The gods of death (in my new set-up) had a lock on the shadow souls, so what was there for the yugoloths to do except scavange and trade the larvae of the true petitioners of the plane?
Then it dawned on me, what if the yugoloths could feed on “spiritual” death? We know that typically when a petitioner or planar entity dies, he or she usually comes back in some related form (e.g. a killed devil returns at the bottom of the status ladder as larvae). That “demotion” seems like a loss of energy. Where does that energy go?
While the gods of death were preoccupied with the fates of mortal souls passing on, what if the yugoloths were preoccupied with the “deaths” of souls/petitioners?
What if the death of a soul/petitioner actually gave power to the yugoloths? And what if the power gained was especially strong if the soul/petitioner died while in the Grey Wastes? Then the yugoloths would actually have a motivation to encourage lethal, bloody warfare to be fought on the Grey Wastes.
But how could they accomplish that…hmmm??? Lethal, BLOODy WARfare
Sure they could encourage an attack against the Upper Planes, but then the yugoloths might find themselves the targets of attacks by celestials. Much too risky. Better if they could find two (or more) groups of patsies that they could play off of each other while they officially take the stance of being neutral.
So that’s it in a nutshell. Any opinions? Too far out there? Did I overlook some obvious contradictions? Did I miss out on some cool potential for further plots or ideas?
I dig the idea of the shadow souls. You're right, quite noncanonical, but it makes sense to several religions. For example, Hercules in Greek myth had his divine half go to Olympus, while his mortal half spends eternity in the Elysian fields. Voodoun has the idea of the gros-bon-ange and the petit-bon-ange, which are the higher, afterlife-bound soul and the lower, memory-holding soul, just as you've described here. Giving the gods of death mastery of those hordes of weaker souls seems like a good reason for them to desire the portfolio.
Unless this is a 4e thing I haven't seen, I've never heard of this happening. In 3e, a petitioner killed on their native plane merges with the plane, while a petitioner killed off-plane is utterly destroyed. (I prefer to think of a petitioner dying off-plane as being almost completely eradicated; being almost purely a different alignment, only the sliver of their soul that was still the alignment of the plane where they died gets absorbed; for instance, a Mechanus petitioner killed in Pandemonium would only have the fragment of chaos left in their soul, and a bit of their surviving evil, get absorbed.)
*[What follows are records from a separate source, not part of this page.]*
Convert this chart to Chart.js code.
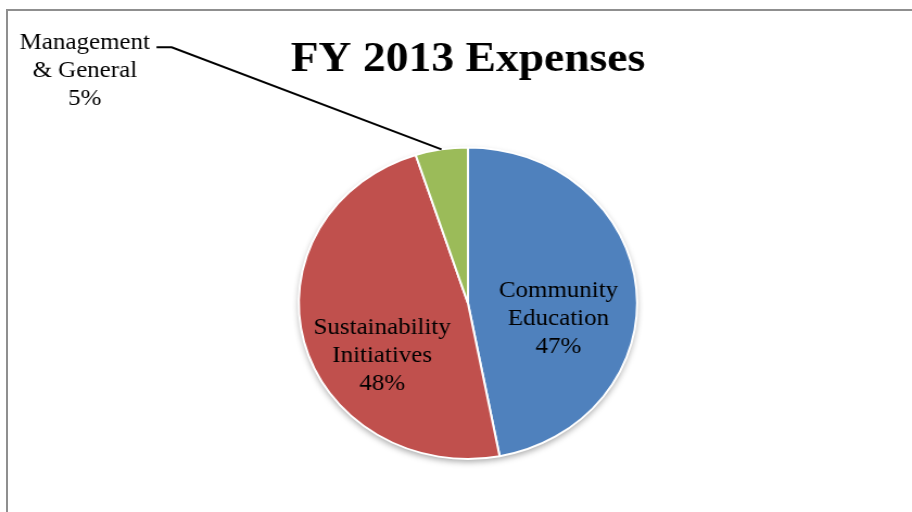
<!DOCTYPE html>
<html>
<head>
<meta charset="utf-8">
<script src="https://cdn.jsdelivr.net/npm/chart.js@4.4.1/dist/chart.umd.min.js"></script>
<style>
  html, body { margin: 0; padding: 0; background: #fff; }
  body { width: 912px; height: 512px; position: relative; overflow: hidden; }
  .frame {
    position: absolute; left: 6px; top: 9px; right: 0; bottom: 0;
    border-top: 2px solid #8f8f8f; border-left: 2px solid #8f8f8f;
  }
  #pie { position: absolute; left: 0; top: 0; }
</style>
</head>
<body>
<div class="frame"></div>
<!-- the source picture is stretched a little sideways, so is the canvas (inline size keeps Chart.js from resetting it) -->
<canvas id="pie" width="840" height="512" style="width: 912px; height: 512px;"></canvas>
<script>
const categories = ['Community Education', 'Sustainability Initiatives', 'Management & General'];
const labelLines = [['Community', 'Education'], ['Sustainability', 'Initiatives'], ['Management', '& General']];
const expenseShares = [47, 48, 5];

const sliceColors = ['#4F81BD', '#C0504D', '#9BBB59'];
// label spot (middle line baseline) in pie radii from the centre
const labelSpots = [[0.535, 0.14], [-0.507, 0.376], [-2.265, -1.45]];
const serif = '"Liberation Serif", "Times New Roman", serif';

// soft shadow under the whole pie
const pieShadow = {
    id: 'pieShadow',
    beforeDatasetsDraw(chart) {
        const arc = chart.getDatasetMeta(0).data[0];
        if (!arc) return;
        const ctx = chart.ctx;
        ctx.save();
        ctx.shadowColor = 'rgba(0, 0, 0, 0.35)';
        ctx.shadowBlur = 6;
        ctx.shadowOffsetY = 3;
        ctx.fillStyle = '#fff';
        ctx.beginPath();
        ctx.arc(arc.x, arc.y, arc.outerRadius, 0, Math.PI * 2);
        ctx.fill();
        ctx.restore();
    }
};

const sliceLabels = {
    id: 'sliceLabels',
    afterDatasetsDraw(chart) {
        const ctx = chart.ctx;
        const meta = chart.getDatasetMeta(0);
        const lineGap = 28;
        ctx.save();
        ctx.font = '23px ' + serif;
        ctx.fillStyle = '#000';
        ctx.textAlign = 'center';
        ctx.textBaseline = 'alphabetic';
        meta.data.forEach((arc, i) => {
            const r = arc.outerRadius;
            const x = arc.x + labelSpots[i][0] * r;
            const y = arc.y + labelSpots[i][1] * r;
            const lines = labelLines[i].concat(expenseShares[i] + '%');
            lines.forEach((t, k) => ctx.fillText(t, x, y + (k - 1) * lineGap));
        });

        // leader line for the small slice
        const small = meta.data[2];
        const r = small.outerRadius;
        const lx = small.x + labelSpots[2][0] * r;
        const ly = small.y + labelSpots[2][1] * r - lineGap;
        const startX = lx + ctx.measureText(labelLines[2][0]).width / 2 + 6;
        const mid = (small.startAngle + small.endAngle) / 2;
        ctx.strokeStyle = '#000';
        ctx.lineWidth = 2;
        ctx.beginPath();
        ctx.moveTo(startX, ly - 2);
        ctx.lineTo(startX + 14, ly - 2);
        ctx.lineTo(small.x + Math.cos(mid) * r, small.y + Math.sin(mid) * r);
        ctx.stroke();
        ctx.restore();
    }
};

new Chart(document.getElementById('pie'), {
    type: 'pie',
    data: {
        labels: categories,
        datasets: [{
            data: expenseShares,
            backgroundColor: sliceColors,
            borderColor: '#ffffff',
            borderWidth: 2
        }]
    },
    options: {
        responsive: false,
        animation: false,
        events: [],
        layout: { padding: { top: 35, bottom: 52, left: 100, right: 78 } },
        plugins: {
            legend: { display: false },
            tooltip: { enabled: false },
            title: {
                display: true,
                text: 'FY 2013 Expenses',
                color: '#000',
                font: { family: serif, size: 42, weight: 'bold' },
                padding: { top: 0, bottom: 61 }
            }
        }
    },
    plugins: [pieShadow, sliceLabels]
});
</script>
</body>
</html>
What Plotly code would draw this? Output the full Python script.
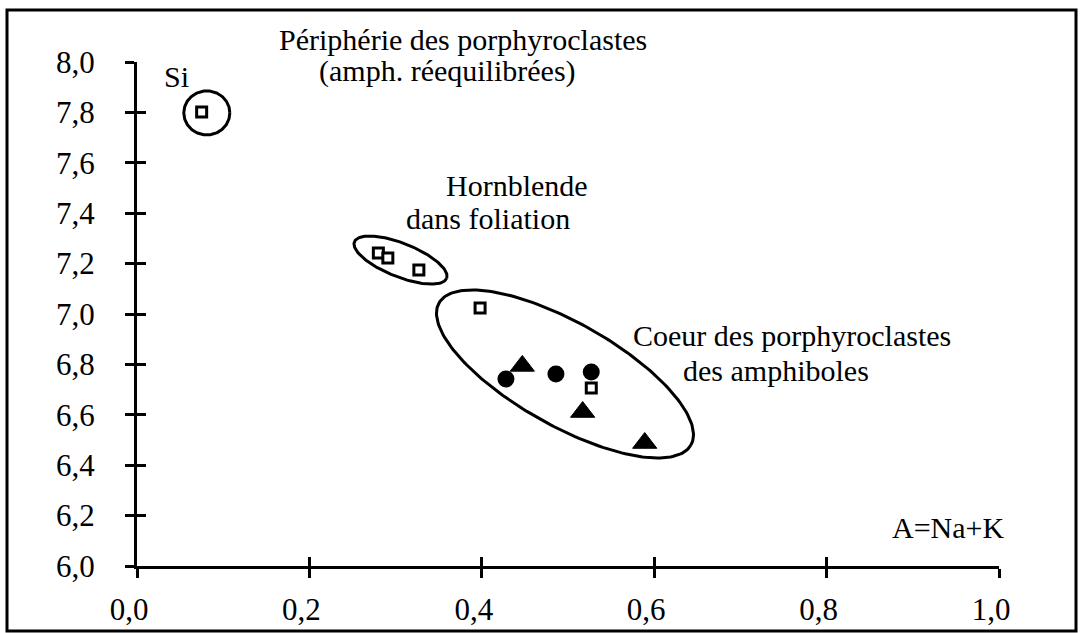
import numpy as np
import plotly.graph_objects as go

# ---- data ----
sq_x = [0.075, 0.280, 0.291, 0.327, 0.398, 0.527]
sq_y = [7.802, 7.242, 7.222, 7.175, 7.024, 6.706]
ci_x = [0.428, 0.486, 0.527]
ci_y = [6.742, 6.762, 6.770]
tr_x = [0.447, 0.517, 0.589]
tr_y = [6.794, 6.611, 6.488]

x_tickvals = [0.0, 0.2, 0.4, 0.6, 0.8, 1.0]
x_ticktext = ["0,0", "0,2", "0,4", "0,6", "0,8", "1,0"]
y_tickvals = [6.0, 6.2, 6.4, 6.6, 6.8, 7.0, 7.2, 7.4, 7.6, 7.8, 8.0]
y_ticktext = ["6,0", "6,2", "6,4", "6,6", "6,8", "7,0", "7,2", "7,4", "7,6", "7,8", "8,0"]

# group outlines: centre (data), semi-axes (px), tilt (deg)
ell_cx = [0.081, 0.3057, 0.4965]
ell_cy = [7.798, 7.214, 6.762]
ell_a = [23, 49.6, 144.6]
ell_b = [22, 16.8, 51.6]
ell_ang = [0, 21.6, 29.4]

# ---- layout geometry ----
W, H = 1080, 633
ML, MR, MT, MB = 137, 81, 62, 67
PW, PH = W - ML - MR, H - MT - MB
PXX = PW / 1.0
PXY = PH / 2.0
FONT = "Liberation Serif"
FS_TICK = 31
FS_TXT = 30

fig = go.Figure()

# ellipses
t = np.linspace(0, 2 * np.pi, 200)
for cx, cy, a, b, ang in zip(ell_cx, ell_cy, ell_a, ell_b, ell_ang):
    th = np.radians(ang)
    dx = a * np.cos(t) * np.cos(th) - b * np.sin(t) * np.sin(th)
    dy = a * np.cos(t) * np.sin(th) + b * np.sin(t) * np.cos(th)
    fig.add_trace(go.Scatter(x=cx + dx / PXX, y=cy - dy / PXY, mode="lines",
                             line=dict(color="black", width=3), hoverinfo="skip",
                             showlegend=False))

fig.add_trace(go.Scatter(x=sq_x, y=sq_y, mode="markers", showlegend=False,
                         marker=dict(symbol="square", size=10, color="white",
                                     line=dict(color="black", width=3))))
fig.add_trace(go.Scatter(x=ci_x, y=ci_y, mode="markers", showlegend=False,
                         marker=dict(symbol="circle", size=17, color="black",
                                     line=dict(width=0))))
fig.add_trace(go.Scatter(x=tr_x, y=tr_y, mode="markers", showlegend=False,
                         marker=dict(symbol="triangle-up", size=21, color="black",
                                     line=dict(color="black", width=1))))
# invisible companion trace on the overlay axes (gives the crossing inner ticks)
fig.add_trace(go.Scatter(x=tr_x, y=tr_y, mode="markers", showlegend=False,
                         xaxis="x2", yaxis="y2", hoverinfo="skip",
                         marker=dict(symbol="circle", size=2, color="white", opacity=0)))

axis_common = dict(showgrid=False, zeroline=False, linecolor="black", linewidth=3,
                   tickcolor="black", tickwidth=3, ticklen=9, automargin=False,
                   tickfont=dict(family=FONT, size=FS_TICK, color="black"))

fig.update_layout(
    width=W, height=H,
    margin=dict(l=ML, r=MR, t=MT, b=MB, pad=0, autoexpand=False),
    paper_bgcolor="white", plot_bgcolor="white",
    xaxis=dict(range=[0, 1], tickvals=x_tickvals, ticktext=x_ticktext, showline=True,
               ticks="outside", ticklabelstandoff=5, ticklabelshift=-8, **axis_common),
    yaxis=dict(range=[6, 8], tickvals=y_tickvals, ticktext=y_ticktext, showline=True,
               ticks="outside", ticklabelstandoff=24, **axis_common),
    xaxis2=dict(range=[0, 1], tickvals=x_tickvals, overlaying="x", anchor="y2",
                showticklabels=False, showline=False, ticks="inside", **axis_common),
    yaxis2=dict(range=[6, 8], tickvals=y_tickvals, overlaying="y", anchor="x2",
                showticklabels=False, showline=False, ticks="inside", **axis_common),
    showlegend=False,
)

def pxp(px):
    return (px - ML) / PW

def pyp(py):
    return (H - MB - py) / PH

texts = [
    ("Si", 162, 76, "left"),
    ("Périphérie des porphyroclastes", 463, 40, "center"),
    ("(amph. réequilibrées)", 447, 71, "center"),
    ("Hornblende", 517, 185, "center"),
    ("dans foliation", 488, 218, "center"),
    ("Coeur des porphyroclastes", 792, 335, "center"),
    ("des amphiboles", 776, 370, "center"),
    ("A=Na+K", 948, 527, "center"),
]
for txt, px, py, anc in texts:
    fig.add_annotation(x=pxp(px), y=pyp(py), xref="paper", yref="paper", text=txt,
                       showarrow=False, xanchor=anc, yanchor="middle",
                       font=dict(family=FONT, size=FS_TXT, color="black"))

# outer frame
fig.add_shape(type="rect", xref="paper", yref="paper",
              x0=pxp(7), x1=pxp(1076), y0=pyp(631), y1=pyp(10),
              line=dict(color="black", width=3))

fig.write_html("out.html", config={"displayModeBar": False})

# remove the default page margin so the figure sits at the window origin
with open("out.html", "r", encoding="utf-8") as f:
    html = f.read()
html = html.replace("<head>", "<head><style>html,body{margin:0;padding:0;overflow:hidden;}</style>", 1)
with open("out.html", "w", encoding="utf-8") as f:
    f.write(html)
A devil, having been promoted, is a little luckier; while a devil killed on Baator is dead, just like any other petitioner -- its essence merges with the plane (presumably empowering it) -- a devil killed off-plane is banished to Baator and bound there for a century. It's often demoted by its superiors for its failure, but this is not an automatic result of its death. The process is similar for other fiends and celestials which were promoted from petitioners.
How might we rescue the general concept... perhaps the yugoloths have the ability to "skim off" some of the energy from any evil-aligned spells and powers used by the devils and demons while on the Waste, Gehenna, or Carceri, in places where the yugoloths have set up the appropriate energy traps?